In preclinical studies, Amisodin markedly preserved motor function and extended survival in the SOD1-G93A ALS mouse model, with no significant safety issues observed across pharmacological, genetic, and toxicological evaluations. PRG S&Tech has found that trimeric SOD1 exacerbates the effects of TDP-43 in ALS, and that Amisodin alleviates neurogeneration in a transgenic TDP-43 mouse model, suggesting broader disease-modifying potential.
PRG S&Tech’s phase 1 Amisodin studies are due to start later this year and will lay the groundwork for a phase 2 trial targeting both familial and sporadic ALS patients with SOD1 or TDP-43 pathology.
AutotacBio: targeted protein degradation
Dysregulation of autophagy, and a failure to degrade pathological proteins, such as tau, α-synuclein and TDP-43, is a hallmark of many neurodegenerative diseases. AutotacBio has developed the autophagy-targeting chimera (AUTOTAC) platform to go beyond merely inhibiting toxic proteins to eliminating them completely.
AUTOTAC is built around first-in-class, heterobifunctional small molecules that contain a ligand designed to bind to a protein of interest and another ligand that binds to the autophagy receptor p62, delivering the toxic protein for degradation.

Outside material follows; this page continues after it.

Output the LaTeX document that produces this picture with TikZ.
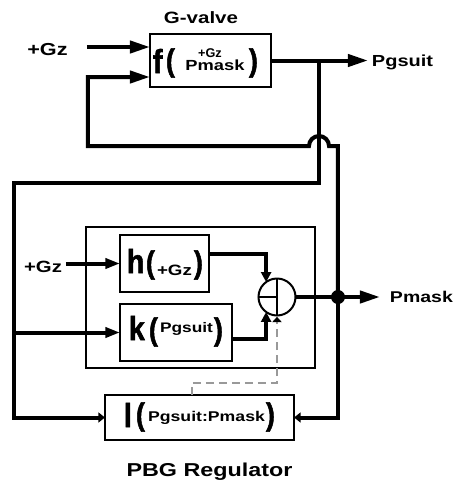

Lead AUTOTAC candidates AB-12 and AB-19 target tau oligomers and aggregates in Alzheimer’s disease (AD) and progressive supranuclear palsy (PSP), respectively. While antibody- and inhibitor-based drugs targeting extracellular or intracellular species of tau have all failed over the past 20 years, AB-12/19 show remarkable degradation of intracellular tau neurofibrillary tangles (NFTs) in murine and canine models of tauopathic dementia and paralysis, accompanied by baseline rescue of cognitive, behavioral and neuromuscular functions. Both candidates have good absorption, distribution, metabolism, elimination and toxicity (ADMET)/drug metabolism and pharmaco-kinetics (DMPK) profiles and are currently in phase 1 trials in South Korea, with results expected by Q1 2026.
The preclinical AB-16 program, targeting α-synuclein oligomers and aggregates for disease-modification in synucleinopathies such as Parkinson’s disease, will be IND-ready soon.